I’m currently putting together a training course that follows the syllabus of the BCS Agile Foundation.
It’s an interesting process, because it involves going back and reading some of the original sources. And for, me, it’s made me think a lot more deeply about the notion of “empirical process.” And it’s made me realise what a difficult concept this is, both to teach, and to comprehend. I bought a few of the books that Ken Schwaber references in “Agile Software Development with Scrum” - one of them is a book about engineering system control. It’s an enormous book, and I think, there’s only one page, that is actually useful from the point of view of software development. But still, I think it might be useful, just for that one page. And of that one page, I think there might just be one sentence that I’ve started to think might be the most valuable - “treats the process like a black box.”
The idea is that some processes are just too complicated to control directly, so, rather than control them directly, you just focus on inputs and outputs. You start to think about this from an Agile software development point of view, this becomes really interesting.
What’s in the box? - the software development team - this includes the business analysts, the developers, the testers and also the UI people (I think).
What goes into the box?
Prioritised requirements - this is the job of the product owner - to supply the box with prioritised requirements.
What comes out of the box?
A bunch of things
Working Software for the product owners to respond to
Reports of progress - this is a bi-product of looking at the working software.
A list of escalated impediments that the team in the box say is slowing down the process.
What I find interesting is that all of these inputs and outputs tend to be problematic.
Product owners (or project managers who are interfering)aren’t available to prioritise the backlog - so don’t provide the box with meaningful inputs.

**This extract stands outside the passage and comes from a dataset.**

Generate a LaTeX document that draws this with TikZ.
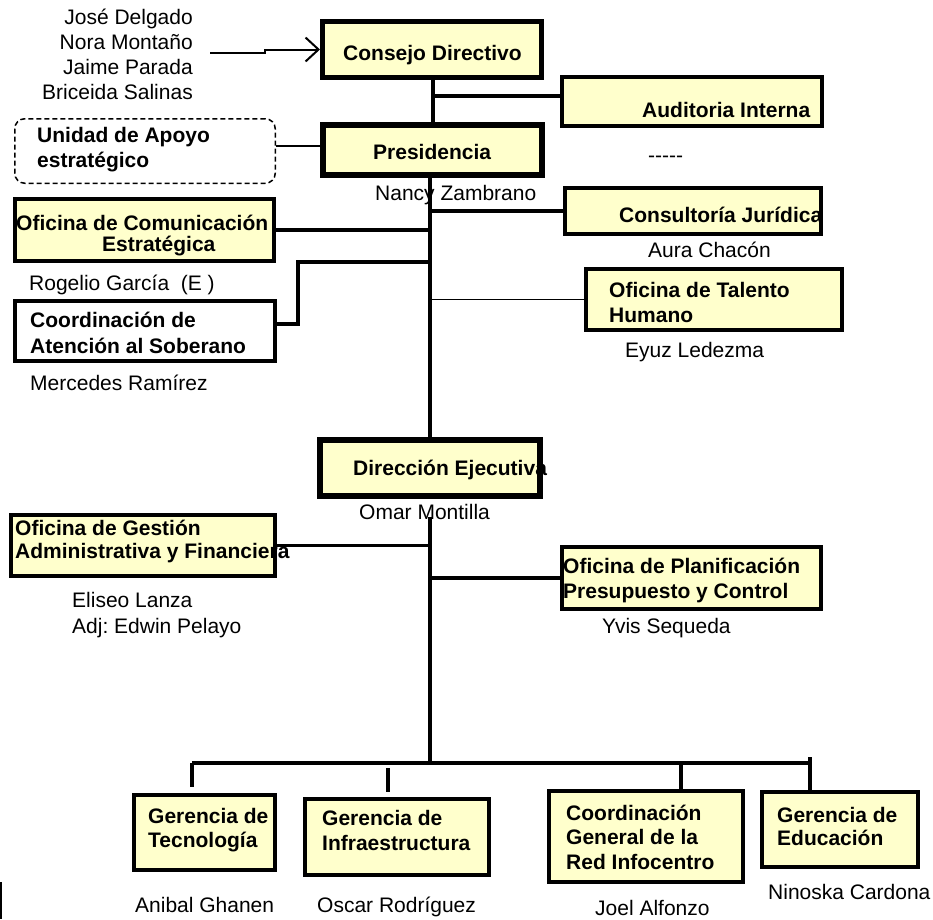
\documentclass[tikz,border=0pt]{standalone}
\usepackage{fontspec}
\setmainfont{Liberation Sans}
\usetikzlibrary{arrows.meta,calc}
\definecolor{boxfill}{HTML}{FFFFCC}
\frenchspacing
\begin{document}
\begin{tikzpicture}[x=1pt,y=-1pt,
  box/.style={draw, line width=4pt, fill=boxfill, inner sep=0pt, outer sep=2pt},
  heavy/.style={box, line width=6pt, outer sep=3pt},
  dashbox/.style={draw, line width=1.5pt, dash pattern=on 5pt off 3pt, rounded corners=10pt, inner sep=0pt, outer sep=0.75pt},
  txt/.style={inner sep=0pt, anchor=base west, align=left, font=\fontsize{21}{25}\selectfont},
  btxt/.style={txt, font=\fontsize{21}{25}\selectfont\bfseries},
  conn/.style={line width=3.5pt},
  mainline/.style={line width=4pt},
  thinline/.style={line width=1.5pt},
  arr/.style={line width=2pt, -{Straight Barb[length=13pt,width=24pt,line width=2pt]}}
]
\useasboundingbox (0,0) rectangle (933,919);

% boxes
\node[box, line width=5pt, outer sep=2.5pt, minimum width=219pt, minimum height=56pt] (cd) at (432,49.5) {};
\node[box, minimum width=260pt, minimum height=49pt] (aud) at (692,101.5) {};
\node[heavy, minimum width=219pt, minimum height=50pt] (pres) at (432.5,150) {};
\node[dashbox, minimum width=260.5pt, minimum height=64.5pt] (uae) at (145,151) {};
\node[box, minimum width=259pt, minimum height=62pt] (com) at (144.5,230) {};
\node[box, minimum width=256pt, minimum height=46pt] (cjur) at (693,211) {};
\node[box, fill=white, minimum width=260pt, minimum height=60pt] (cas) at (145,331) {};
\node[box, minimum width=256pt, minimum height=61pt] (tal) at (714,299.5) {};
\node[heavy, minimum width=220pt, minimum height=56pt] (dir) at (430,468) {};
\node[box, minimum width=264pt, minimum height=61pt] (ges) at (143,545.5) {};
\node[box, minimum width=259pt, minimum height=62pt] (pla) at (691.5,578) {};
\node[box, minimum width=141pt, minimum height=75pt] (tec) at (204.5,832.5) {};
\node[box, minimum width=184pt, minimum height=76pt] (inf) at (397,837) {};
\node[box, minimum width=194pt, minimum height=91pt] (cgr) at (646,836.5) {};
\node[box, minimum width=156pt, minimum height=75pt] (edu) at (840,829.5) {};

% texts (multi-line nodes are anchored at the baseline of their last line)
\node[txt, anchor=base east, align=right] (members) at (193,99) {José Delgado\\Nora Montaño\\Jaime Parada\\Briceida Salinas};
\node[btxt] (tcd) at (343,60) {Consejo Directivo};
\node[btxt] (taud) at (642,117) {Auditoria Interna};
\node[btxt] (tuae) at (37,167) {Unidad de Apoyo\\estratégico};
\node[btxt] (tpres) at (373,159) {Presidencia};
\node[txt] (tdash) at (648,162) {-{}-{}-{}-{}-};
\node[txt] (tnancy) at (375,200) {Nancy Zambrano};
\node[btxt] (tcom1) at (16,230) {Oficina de Comunicación};
\node[btxt] (tcom2) at (102,251) {Estratégica};
\node[btxt] (tcjur) at (619,222) {Consultoría Jurídica};
\node[txt] (taura) at (648,257) {Aura Chacón};
\node[txt] (trog) at (29,290) {Rogelio García\ \ (E\ )};
\node[btxt] (tcas) at (30,353) {Coordinación de\\[1pt]Atención al Soberano};
\node[btxt] (ttal) at (609,322) {Oficina de Talento\\Humano};
\node[txt] (tmer) at (30,390) {Mercedes Ramírez};
\node[txt] (teyuz) at (625,357) {Eyuz Ledezma};
\node[btxt] (tdir) at (353,475) {Dirección Ejecutiva};
\node[txt] (tomar) at (359,519) {Omar Montilla};
\node[btxt] (tges) at (15,558) {Oficina de Gestión\\[-2pt]Administrativa y Financiera};
\node[btxt] (tpla) at (563,598) {Oficina de Planificación\\Presupuesto y Control};
\node[txt] (telis) at (72,633) {Eliseo Lanza\\[1pt]Adj: Edwin Pelayo};
\node[txt] (tyvis) at (602,633) {Yvis Sequeda};
\node[btxt] (ttec) at (148,847) {Gerencia de\\[-1pt]Tecnología};
\node[btxt] (tinf) at (322,850) {Gerencia de\\Infraestructura};
\node[btxt] (tcgr) at (566,869) {Coordinación\\[-0.5pt]General de la\\[-0.5pt]Red Infocentro};
\node[btxt] (tedu) at (777,845) {Gerencia de\\[-2pt]Educación};
\node[txt] (tani) at (135,912) {Anibal Ghanen};
\node[txt] (tosc) at (317,912) {Oscar Rodríguez};
\node[txt] (tjoel) at (595,915) {Joel Alfonzo};
\node[txt] (tnin) at (768,899) {Ninoska Cardona};

% connectors
\coordinate (mx) at (430,0);
\coordinate (arrS) at (210,53);
\draw[arr] (arrS) -- ++(55,0) |- (cd.west);
\draw[conn] ([xshift=1pt]cd.south) -- ([xshift=1pt]cd.south |- pres.north);
\coordinate (jaud) at (433,96);
\draw[conn] (jaud) -- (jaud -| aud.west);
\draw[thinline] ([yshift=5pt]uae.east) -- ([yshift=5pt]uae.east -| pres.west);
\draw[mainline] (pres.south -| mx) -- (dir.north -| mx);
\draw[conn] (com.east) -- (com.east -| mx);
\draw[conn] (cjur.west -| mx) -- (cjur.west);
\coordinate (jcas) at (430,262);
\draw[conn] (jcas) -- ++(-132,0) |- ([yshift=7pt]cas.east);
\draw[thinline] (tal.west -| mx) -- (tal.west);
\coordinate (omtop) at (430,517);
\coordinate (busC) at (430,763);
\draw[mainline] (omtop) -- (busC);
\draw[conn] (ges.east) -- (ges.east -| mx);
\draw[conn] (pla.west -| mx) -- (pla.west);
\coordinate (busL) at (192,763);
\coordinate (busR) at (812,763);
\draw[conn] (busL) -- (busR);
\draw[conn] (busL) -- ++(0,24);
\coordinate (jinf) at (388,768);
\draw[conn] (jinf) -- ++(0,24);
\coordinate (jcgr) at (681,763);
\draw[conn] (jcgr) -- (jcgr |- cgr.north);
\coordinate (jedu) at (810,757);
\draw[conn] (jedu) -- ++(0,36);
\coordinate (stray) at (1,882);
\draw[thinline] (stray) -- ++(0,37);
\end{tikzpicture}
\end{document}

Product owners (or project managers who are interfering)aren’t available to respond to the working software that comes out of the box, so are unable to provide meaningful feedback.
Product owners(or project managers who are interfering or other senior stakeholders) respond to reports of actual progress with “La, la, la, not listening” strategies (e.g. “I don’t know how you tell that so early in the project.”, “I thought you were professionals who could do the job.”, “I don’t believe that - here’s an exercise to provide me with more detail that will take you six months.”)
Almost everybody who claims that they desperately want the software, will ignore the impediments which are reported which are preventing the software from being developed. This is so common we have a biblical-themed name for it “Bricks without Straw syndrome.”
“Yes we absolutely need this software by this deadline that we thought up all by ourselves without any regard to the capacity of the team. No, we will do nothing to help provide you with an environment where you can develop it. In fact we’ll supply security ‘experts’ to hobble your every attempt to find a solution.”
This is what doing this exercise has made me realise:
when people talk about Agile, they almost always talk about what happens in the box, stand-ups, stories, story-walls.
almost everything that goes wrong, that stops the project being a success, goes wrong outside of the box
You probably need somebody, full-time managing what’s going on outside of the box.
this isn’t the scrum master - he’s managing what’s going on inside, the box, I’m not saying what’s going on inside the box is easy.
when people talk about Agile - they’re normally talking about what’s going on inside the box.
projects are BIOLOGICAL SYSTEMS - so, as I mentioned in my previous article it maybe lines and boxes isn’t the most useful - or the only way to think about this stuff. Maybe it’s more useful to think of the box as cell, with semi-permeable membranes - stuff has to get in and out
magic (working software) happens in the box
No box, no magic.
Customer in box = fox in hen house.
what goes on inside the box if it’s healthy and functioning properly, is quite similar from project to project, what goes on outside the box is completely different in every case.
One of the most appalling and upsetting tendencies that I’ve been witness to now, multiple times, is project managers opening the box, or the other thing that I’ve seen recently is an attitude of “We’re paying for the box, we should be able to say what happens in it.”
When the project doesn’t go well (and how could it under such circumstances?) this is when we get the dreaded hourly-status meetings and other measures absolutely guaranteed to produce failure such as requests for the development team to record their time down to the hour.